* JOB: Starting at the first line of the data, print each line verbatim up to and including the line bearing "const levels = [0, 1, 2, 3];", omitting pictures.

** BEGIN DATA LINES **

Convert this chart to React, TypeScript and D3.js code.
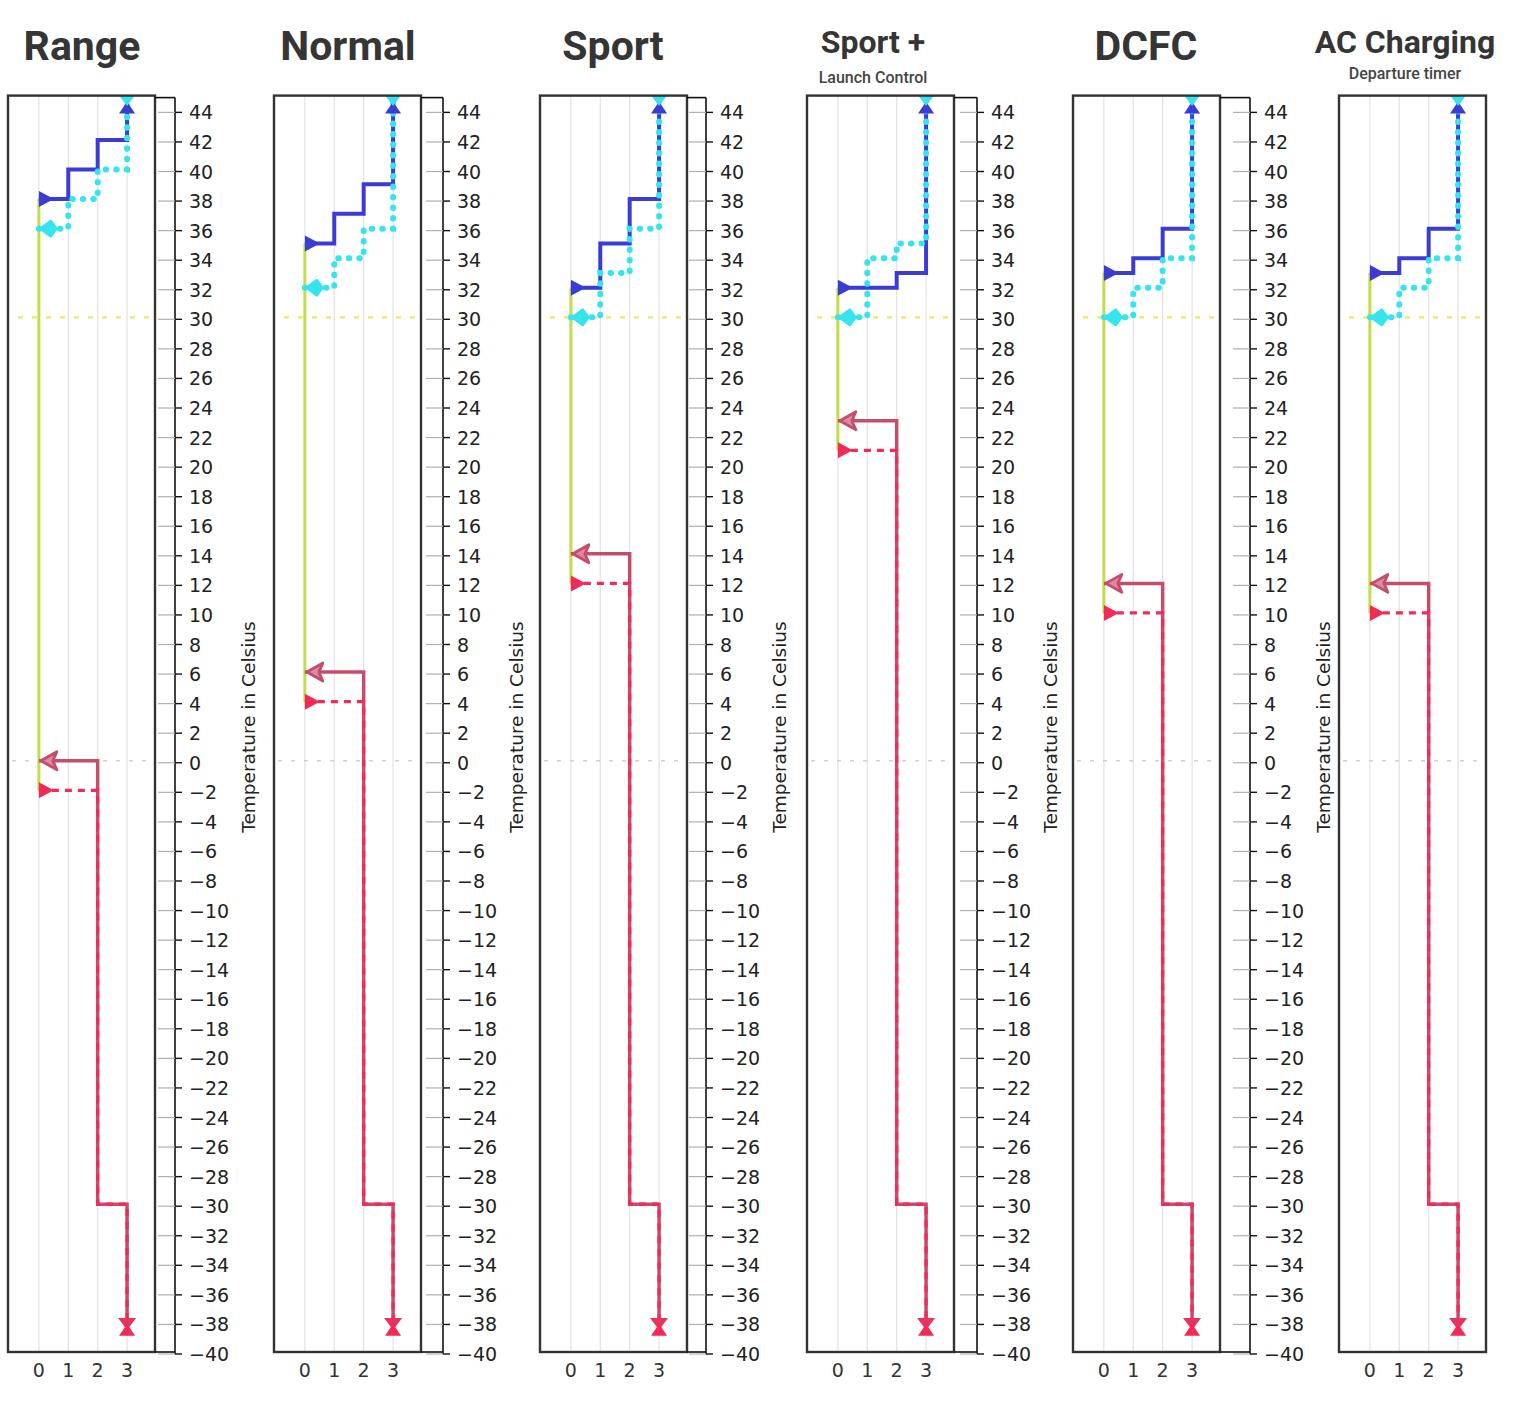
import React from "react";
import * as d3 from "d3";

// drive modes, one panel each
const modes = ["Range", "Normal", "Sport", "Sport +", "DCFC", "AC Charging"];
const subtitles = ["", "", "", "Launch Control", "", "Departure timer"];

// thermal-management levels on the x axis
const levels = [0, 1, 2, 3];

// heating thresholds (°C) where the level steps up, at levels 0, 1, 2
const blueSteps = [
  [38, 40, 42],
  [35, 37, 39],
  [32, 35, 38],
  [32, 32, 33],
  [33, 34, 36],
  [33, 34, 36],
];
const cyanSteps = [
  [36, 38, 40],
  [32, 34, 36],
  [30, 33, 36],
  [30, 34, 35],
  [30, 32, 34],
  [30, 32, 34],
];
const blueTop = 44.2;
const cyanTop = 44.7;

// cold-side thresholds
const redStart = [0, 6, 14, 23, 12, 12];
const redDashStart = [-2, 4, 12, 21, 10, 10];
const lowStep = -30;
const redEnd = -38.1;
const redDashEnd = -38.5;

// reference lines
const warmLine = 30;
const zeroLine = 0;

const tempTicks = d3.range(-40, 45, 2);

// layout
const W = 1526;
const H = 1410;
const panelLeft = [8, 274, 540, 807, 1073, 1339];
const panelW = 147;
const axisX = [175, 443, 706, 977, 1250, null];
const titleX = [82, 348, 613, 873, 1146, 1405];
const titleSize = [41, 41, 41, 32, 41, 32];
const titleY = [60, 60, 60, 53, 60, 53];
const subY = [0, 0, 0, 83, 0, 79];

const C = {
  blue: "#3b3bd6",
  cyan: "#36e4ee",
  mauve: "#c64c6c",
  red: "#f22a55",
  green: "#c3dc4a",
  yellow: "#eeea5a",
  grid: "#e2e2e2",
  frame: "#333",
  text: "#222",
};

const y = d3.scaleLinear().domain([-40, 45]).range([1352, 95.6]);
// the side axis sits a couple of pixels lower than the plot box
const yAxis = d3.scaleLinear().domain([-40, 45]).range([1354, 97.6]);

const tickFmt = d3.format("d");

type P = { x: number; v: number };

function Panel({ i }: { i: number }) {
  const left = panelLeft[i];
  const right = left + panelW;
  const x = d3.scaleLinear().domain([-1.05, 3.95]).range([left, right]);
  const line = d3
    .line<P>()
    .x((d) => x(d.x))
    .y((d) => y(d.v))
    .curve(d3.curveStepAfter);

  const b = blueSteps[i];
  const c = cyanSteps[i];
  const bluePts: P[] = [
    { x: 0, v: b[0] },
    { x: 1, v: b[1] },
    { x: 2, v: b[2] },
    { x: 3, v: blueTop },
  ];
  const cyanPts: P[] = [
    { x: 0, v: c[0] },
    { x: 1, v: c[1] },
    { x: 2, v: c[2] },
    { x: 3, v: cyanTop },
  ];
  const redPts: P[] = [
    { x: 0, v: redStart[i] },
    { x: 2, v: lowStep },
    { x: 3, v: redEnd },
  ];
  const redDashPts: P[] = [
    { x: 0, v: redDashStart[i] },
    { x: 2, v: lowStep },
    { x: 3, v: redDashEnd },
  ];

  const x0 = x(0);
  const x3 = x(3);
  const top = y(45);
  const bottom = y(-40);

  // start markers sit just right of the level-0 gridline
  const triRight = (yy: number) => `${x0},${yy - 8} ${x0 + 15},${yy} ${x0},${yy + 8}`;
  const arrowLeft = (yy: number) =>
    `${x0 + 2},${yy} ${x0 + 18},${yy - 9} ${x0 + 14},${yy} ${x0 + 18},${yy + 9}`;
  const diamondLeft = (yy: number) =>
    `${x0 + 1},${yy} ${x0 + 12},${yy - 8} ${x0 + 18},${yy} ${x0 + 12},${yy + 8}`;
  const triDown = (yy: number) => `${x3 - 9},${yy - 6} ${x3 + 9},${yy - 6} ${x3},${yy + 6}`;
  const triUp = (yy: number) => `${x3 - 8},${yy + 6} ${x3 + 8},${yy + 6} ${x3},${yy - 6}`;

  const ax = axisX[i];
  const clipId = `clip-${i}`;

  return (
    <g>
      <defs>
        <clipPath id={clipId}>
          <rect x={left} y={top} width={panelW} height={bottom - top} />
        </clipPath>
      </defs>

      {/* title */}
      <text
        x={titleX[i]}
        y={titleY[i]}
        textAnchor="middle"
        fontFamily="Roboto, 'Noto Sans', sans-serif"
        fontWeight={700}
        fontSize={titleSize[i]}
        fill="#353535"
      >
        {modes[i]}
      </text>
      {subtitles[i] && (
        <text
          x={titleX[i]}
          y={subY[i]}
          textAnchor="middle"
          fontFamily="Roboto, 'Noto Sans', sans-serif"
          fontWeight={500}
          fontSize={16}
          fill="#444"
        >
          {subtitles[i]}
        </text>
      )}

      <rect x={left} y={top} width={panelW} height={bottom - top} fill="#fff" />

      <g clipPath={`url(#${clipId})`}>
        {levels.map((l) => (
          <line key={l} x1={x(l)} x2={x(l)} y1={top} y2={bottom} stroke={C.grid} strokeWidth={1.2} />
        ))}
        <line
          x1={left + 4}
          x2={right - 4}
          y1={y(zeroLine)}
          y2={y(zeroLine)}
          stroke="#cfcfcf"
          strokeWidth={1.5}
          strokeDasharray="4 9"
        />
        <line
          x1={left + 10}
          x2={right - 4}
          y1={y(warmLine)}
          y2={y(warmLine)}
          stroke={C.yellow}
          strokeWidth={2.2}
          strokeDasharray="5 9"
        />
        <line
          x1={x0}
          x2={x0}
          y1={y(b[0])}
          y2={y(redDashStart[i])}
          stroke={C.green}
          strokeWidth={3}
        />

        <path d={line(redPts) ?? ""} fill="none" stroke={C.mauve} strokeWidth={3.5} />
        <path
          d={line(redDashPts) ?? ""}
          fill="none"
          stroke={C.red}
          strokeWidth={3.2}
          strokeDasharray="7 6"
        />
        <path d={line(bluePts) ?? ""} fill="none" stroke={C.blue} strokeWidth={4} />
        <path
          d={line(cyanPts) ?? ""}
          fill="none"
          stroke={C.cyan}
          strokeWidth={6}
          strokeDasharray="0.5 10"
          strokeLinecap="round"
        />

        {/* start markers */}
        <polygon points={triRight(y(b[0]))} fill={C.blue} />
        <polygon points={diamondLeft(y(c[0]))} fill={C.cyan} stroke={C.cyan} strokeWidth={2} strokeLinejoin="round" />
        <polygon
          points={arrowLeft(y(redStart[i]))}
          fill="#dc8aa0"
          stroke={C.mauve}
          strokeWidth={2.8}
          strokeLinejoin="round"
        />
        <polygon points={triRight(y(redDashStart[i]))} fill={C.red} />

        {/* end markers */}
        <polygon points={triUp(y(blueTop))} fill={C.blue} />
        <polygon points={triDown(y(cyanTop))} fill={C.cyan} />
        <polygon points={triDown(y(redEnd))} fill="#e6345c" />
        <polygon points={triUp(y(redDashEnd))} fill={C.red} />
      </g>

      <rect
        x={left}
        y={top}
        width={panelW}
        height={bottom - top}
        fill="none"
        stroke={C.frame}
        strokeWidth={2.4}
      />

      {levels.map((l) => (
        <text
          key={l}
          x={x(l)}
          y={1370}
          textAnchor="middle"
          dominantBaseline="central"
          fontFamily="'DejaVu Sans', sans-serif"
          fontSize={19}
          fill="#333"
        >
          {l}
        </text>
      ))}

      {ax !== null && (
        <g>
          <line x1={right} x2={ax} y1={yAxis(45)} y2={yAxis(45)} stroke="#111" strokeWidth={1.6} />
          <line x1={right} x2={ax} y1={yAxis(-40) - 2} y2={yAxis(-40) - 2} stroke="#111" strokeWidth={1.6} />
          <line x1={ax} x2={ax} y1={yAxis(45)} y2={yAxis(-40)} stroke="#111" strokeWidth={1.6} />
          {tempTicks.map((t) => (
            <g key={t}>
              <line x1={ax - 17} x2={ax} y1={yAxis(t)} y2={yAxis(t)} stroke="#b0b0b0" strokeWidth={1.2} />
              <line x1={ax} x2={ax + 7} y1={yAxis(t)} y2={yAxis(t)} stroke="#111" strokeWidth={1.4} />
              <text
                x={ax + 14}
                y={yAxis(t)}
                dominantBaseline="central"
                fontFamily="'DejaVu Sans', sans-serif"
                fontSize={19}
                fill={C.text}
              >
                {tickFmt(t)}
              </text>
            </g>
          ))}
          <text
            transform={`translate(${ax + 73},727) rotate(-90)`}
            textAnchor="middle"
            dominantBaseline="central"
            fontFamily="'DejaVu Sans', sans-serif"
            fontSize={18.5}
            fill={C.text}
          >
            Temperature in Celsius
          </text>
        </g>
      )}
    </g>
  );
}

export default function App() {
  return (
    <svg
      width={W}
      height={H}
      viewBox={`0 0 ${W} ${H}`}
      style={{ position: "absolute", left: 0, top: 0, background: "#fff" }}
    >
      <rect width={W} height={H} fill="#fff" />
      {modes.map((m, i) => (
        <Panel key={m} i={i} />
      ))}
    </svg>
  );
}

** END DATA LINES **

* ANSWER:
Convert this chart to React, TypeScript and D3.js code.
import React from "react";
import * as d3 from "d3";

// drive modes, one panel each
const modes = ["Range", "Normal", "Sport", "Sport +", "DCFC", "AC Charging"];
const subtitles = ["", "", "", "Launch Control", "", "Departure timer"];

// thermal-management levels on the x axis
const levels = [0, 1, 2, 3];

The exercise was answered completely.